The former lord mayor of Melbourne Ron Walker was known for his billion-dollar property deals, casino developments and a knack for snaring major sporting events such as the Grand Prix and Commonwealth Games. But tonight a very private passion of the businessman, who amassed an estimated personal fortune of A$978m before his death in 2018, will be on show.
Twenty artworks from Walker’s deceased estate, along with seven Arthur Boyd paintings and one sculpture from the personal collection of the retired Sydney veteran art dealer Denis Savill, will be auctioned off by Smith & Singer (formerly Sotheby’s Australia) in Melbourne. Works by Brett Whiteley, Sidney Nolan, Charles Blackman and Albert Tucker are also among the trove.
Geoffrey Smith, the Smith & Singer chair, has described Walker’s collection as one of the most significant and focused private collections of Australian art assembled in the past 50 years.
The trio of Whiteley works are expected to collectively fetch in excess of $5m, with the auction house expecting the 1967 portrait of Wendy Whiteley, Her, to sell above $2m.
The painting caused a sensation when it was included in the artist’s solo exhibition at Marlborough Fine Art in London later that year and led Whiteley to become the youngest artist acquired by the Tate Gallery in London.
Smith described the 1.8 x 2.3m work, which has never gone to public auction before, as one of Whiteley’s most direct and ambitious statements on the theme of the female nude.
“It’s an incredibly disarming and intimate work and quite extraordinary, because you have the artist looking at his subject and the subject looking right back at him,” said Smith.
“So that wonderful eye, that blue eye, is staring back not only at the artist but also back at us, the viewers.”
Two other Whiteleys, Reclining Nude (1978) and Not I – Me (1967), are expected to fetch more than $1m each.
Blackman’s The Sleepwalking Nude first featured in the artist’s breakthrough solo exhibition in Melbourne in 1968 and toured Melbourne, Sydney, Brisbane and Perth for a 1993 retrospective.

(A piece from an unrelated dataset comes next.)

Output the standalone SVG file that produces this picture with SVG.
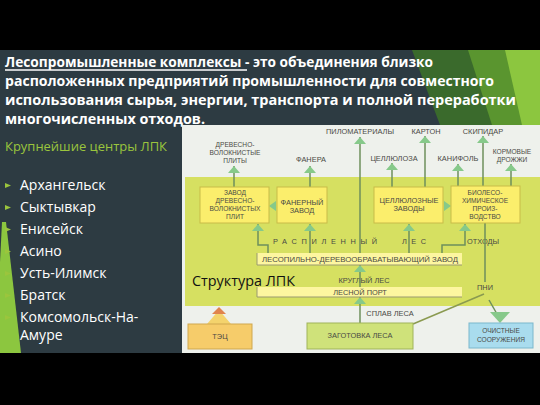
<svg xmlns="http://www.w3.org/2000/svg" width="540" height="405" viewBox="0 0 540 405">
<style>
.t{font-family:"Open Sans","DejaVu Sans",sans-serif;font-weight:bold;font-size:13.9px;fill:#fff}
.city{font-family:"Open Sans","DejaVu Sans",sans-serif;font-size:14px;fill:#fff}
.lb{font-family:"Liberation Sans",Arial,sans-serif;font-size:7.4px;fill:#4a4a44;text-anchor:middle}
.sm{font-size:6.6px}
.bx{fill:#fbee6c;stroke:#c8bb48;stroke-width:1}
.ln{fill:none;stroke:#6e8f5c;stroke-width:1.5}
.hd{fill:#86c98a}
</style>
<defs>
<marker id="ah" viewBox="0 0 7 12" refX="7" refY="6" markerWidth="7" markerHeight="12" markerUnits="userSpaceOnUse" orient="auto">
<path d="M0,0 L7,6 L0,12 z" fill="#86c98a"/>
</marker>
</defs>
<!-- background -->
<rect x="0" y="0" width="540" height="405" fill="#000"/>
<rect x="0" y="50" width="540" height="303" fill="#2d3b42"/>
<polygon points="412,50 540,50 540,125 440,125" fill="#3a6a2c"/>
<polygon points="468,50 540,50 540,125 492,125" fill="#5a952f"/>
<polygon points="505,50 540,50 540,125 522,125" fill="#8cc63f"/>
<polygon points="2,222 6,222 21,353 0,353 0,262" fill="#8cc63f"/>
<!-- title -->
<text class="t" x="5" y="67" textLength="428" lengthAdjust="spacingAndGlyphs">Лесопромышленные комплексы - это объединения близко</text>
<line x1="5" y1="70" x2="247" y2="70" stroke="#fff" stroke-width="1.3"/>
<text class="t" x="5" y="86" textLength="489" lengthAdjust="spacingAndGlyphs">расположенных предприятий промышленности для совместного</text>
<text class="t" x="5" y="105" textLength="511" lengthAdjust="spacingAndGlyphs">использования сырья, энергии, транспорта и полной переработки</text>
<text class="t" x="5" y="124" textLength="200" lengthAdjust="spacingAndGlyphs">многочисленных отходов.</text>
<!-- list -->
<text x="5" y="151" font-family="Open Sans, DejaVu Sans, sans-serif" font-size="13" fill="#9bc53d" textLength="162" lengthAdjust="spacingAndGlyphs">Крупнейшие центры ЛПК</text>
<g fill="#9bc53d">
<polygon points="5,183 11,185.5 5,188"/>
<polygon points="5,205 11,207.5 5,210"/>
<polygon points="5,227 11,229.5 5,232"/>
<polygon points="5,249 11,251.5 5,254"/>
<polygon points="5,271 11,273.5 5,276"/>
<polygon points="5,293 11,295.5 5,298"/>
<polygon points="5,315 11,317.5 5,320"/>
</g>
<text class="city" x="20" y="190">Архангельск</text>
<text class="city" x="20" y="212">Сыктывкар</text>
<text class="city" x="20" y="234">Енисейск</text>
<text class="city" x="20" y="256">Асино</text>
<text class="city" x="20" y="278">Усть-Илимск</text>
<text class="city" x="20" y="300">Братск</text>
<text class="city" x="20" y="322">Комсомольск-На-</text>
<text class="city" x="20" y="340">Амуре</text>
<!-- diagram image area -->
<rect x="182" y="125" width="358" height="228" fill="#eef1ec"/>
<rect x="185" y="177" width="355" height="129" fill="#d6e061"/>
<text x="192" y="286" font-family="Open Sans, DejaVu Sans, sans-serif" font-size="15" fill="#111" textLength="103" lengthAdjust="spacingAndGlyphs">Структура ЛПК</text>
<!-- output labels -->
<g id="labels">
<text class="lb" x="360" y="134">ПИЛОМАТЕРИАЛЫ</text>
<text class="lb" x="426" y="134">КАРТОН</text>
<text class="lb" x="483" y="134">СКИПИДАР</text>
<text class="lb sm" x="235" y="147">ДРЕВЕСНО-</text>
<text class="lb sm" x="235" y="155">ВОЛОКНИСТЫЕ</text>
<text class="lb sm" x="235" y="163">ПЛИТЫ</text>
<text class="lb" x="311" y="162">ФАНЕРА</text>
<text class="lb" x="394" y="161">ЦЕЛЛЮЛОЗА</text>
<text class="lb" x="458" y="161">КАНИФОЛЬ</text>
<text class="lb sm" x="512" y="154">КОРМОВЫЕ</text>
<text class="lb sm" x="512" y="162">ДРОЖЖИ</text>
<text class="lb" x="325" y="244" textLength="104" lengthAdjust="spacing">РАСПИЛЕННЫЙ</text>
<text class="lb" x="414" y="244" textLength="24" lengthAdjust="spacing">ЛЕС</text>
<text class="lb" x="483" y="244">ОТХОДЫ</text>
<text class="lb" x="364" y="283">КРУГЛЫЙ ЛЕС</text>
<text class="lb" x="390" y="316">СПЛАВ ЛЕСА</text>
<text class="lb" x="485" y="290">ПНИ</text>
</g>
<!-- connectors -->
<g id="connectors">
<path class="ln" d="M234,187 V166" marker-end="url(#ah)"/>
<path class="ln" d="M310,187 V166" marker-end="url(#ah)"/>
<path class="ln" d="M392,187 V163" marker-end="url(#ah)"/>
<path class="ln" d="M425,187 V136" marker-end="url(#ah)"/>
<path class="ln" d="M458,186 V164" marker-end="url(#ah)"/>
<path class="ln" d="M483,186 V136" marker-end="url(#ah)"/>
<path class="ln" d="M511,186 V164" marker-end="url(#ah)"/>
<path class="ln" d="M360,253 V137" marker-end="url(#ah)"/>
<path class="ln" d="M268,253 V245 H258 V224" marker-end="url(#ah)"/>
<path class="ln" d="M310,253 V224" marker-end="url(#ah)"/>
<path class="ln" d="M409,253 V224" marker-end="url(#ah)"/>
<path class="ln" d="M442,253 V245 H465 V224" marker-end="url(#ah)"/>
<path class="ln" d="M485,223 V282"/>
<path class="ln" d="M360,287 V265" marker-end="url(#ah)"/>
<path class="ln" d="M360,323 V297" marker-end="url(#ah)"/>
<path d="M484,294 L413,324" fill="none" stroke="#8a9a50" stroke-width="1.5"/>
<path d="M489,300 L497,314" fill="none" stroke="#6e8f5c" stroke-width="1.5"/>
<polygon class="hd" points="490,312 510,312 500,323"/>
<polygon class="hd" points="276,201 276,211 269,206"/>
<polygon class="hd" points="444,201 444,211 451,206"/>
<polygon points="207,324 231,324 219,310" fill="#f4d36c"/>
<polygon points="212,314 226,314 219,307" fill="#e0844e"/>
</g>
<!-- nodes -->
<g id="dvp">
<rect class="bx" x="200" y="187" width="69" height="36"/>
<text class="lb sm" x="235" y="195">ЗАВОД</text>
<text class="lb sm" x="235" y="203">ДРЕВЕСНО-</text>
<text class="lb sm" x="235" y="211">ВОЛОКНИСТЫХ</text>
<text class="lb sm" x="235" y="219">ПЛИТ</text>
</g>
<g id="fanera">
<rect class="bx" x="277" y="187" width="50" height="36"/>
<text class="lb" x="302" y="205">ФАНЕРНЫЙ</text>
<text class="lb" x="302" y="213">ЗАВОД</text>
</g>
<g id="cellulose">
<rect class="bx" x="374" y="187" width="69" height="36"/>
<text class="lb" x="409" y="203">ЦЕЛЛЮЛОЗНЫЕ</text>
<text class="lb" x="409" y="211">ЗАВОДЫ</text>
</g>
<g id="biochem">
<rect class="bx" x="451" y="186" width="69" height="37"/>
<text class="lb sm" x="485" y="195">БИОЛЕСО-</text>
<text class="lb sm" x="485" y="203">ХИМИЧЕСКОЕ</text>
<text class="lb sm" x="485" y="211">ПРОИЗ-</text>
<text class="lb sm" x="485" y="219">ВОДСТВО</text>
</g>
<g id="lesopilny">
<rect x="257" y="253" width="205" height="12" fill="#fdf6a0"/>
<path d="M257,253 V265 H462" fill="none" stroke="#9a9a70" stroke-width="1"/>
<text class="lb" x="360" y="262" textLength="196" lengthAdjust="spacingAndGlyphs">ЛЕСОПИЛЬНО-ДЕРЕВООБРАБАТЫВАЮЩИЙ ЗАВОД</text>
</g>
<g id="port">
<rect x="257" y="287" width="205" height="10" fill="#fdf6a0"/>
<path d="M257,287 V297 H462" fill="none" stroke="#9a9a70" stroke-width="1"/>
<text class="lb" x="360" y="295">ЛЕСНОЙ ПОРТ</text>
</g>
<g id="zagotovka">
<rect x="307" y="323" width="106" height="26" fill="#cfe27a" stroke="#9fb45a" stroke-width="1"/>
<text class="lb" x="360" y="338">ЗАГОТОВКА ЛЕСА</text>
</g>
<g id="tec">
<rect x="188" y="324" width="64" height="25" fill="#f6cc6a" stroke="#cfa84e" stroke-width="1"/>
<text class="lb" x="220" y="339">ТЭЦ</text>
</g>
<g id="ochistnye">
<rect x="469" y="323" width="64" height="25" fill="#a9dcee" stroke="#7ab8cc" stroke-width="1"/>
<text class="lb sm" x="501" y="333" fill="#334">ОЧИСТНЫЕ</text>
<text class="lb sm" x="501" y="342" fill="#334">СООРУЖЕНИЯ</text>
</g>
</svg>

It is considered one of the works created during the height of Blackman’s career and is expected to sell for more than $500,000.
Sidney Nolan’s Approaching Storm, which has been owned by Walker since 1988, is one of four of the artist’s oil on canvas works going under the hammer, along with two John Olsens. Nolan’s Approaching Storm was painted on the set of the 1985 Australian film Burke & Wills, which starred Jack Thompson and Nigel Havers.
It was one of several created on location, with the saturated colours lending the works an “extraordinary kind of filmic quality … almost like Technicolor celluloid”, Smith said.
Smith said the tireless promotion and advocacy of Arthur Boyd was evident in the artist’s works going to auction on Wednesday.
“It is a testament to and celebration of the special relationship that existed between two highly formidable and influential figures within the story of Australian art,” he said.
Eltham Dam is one of several Boyd works created as part of his landscape series from the 1950s, which took its inspiration from Melbourne’s rural outskirts.
The picture’s location, known today as Pecks Dam Reserve, is believed to depict a member of the Peck family fishing for yabbies. The work was only acquired by Savill in 2022, after being held in the private collection owned by Boyd’s brother, the sculptor Guy Boyd, for many years.
“Denis simply could not resist this painting, and he bought it for his personal enjoyment,” said Smith. “And he considers it, and I do, one of the most beautiful landscape paintings produced by Boyd in that decade.”
Eltham Dam has an estimated worth of between $550,000 and $650,000.
• This article was amended on 24 July 2024. An earlier version incorrectly stated Eltham Dam was acquired by Denis Savill in 2015.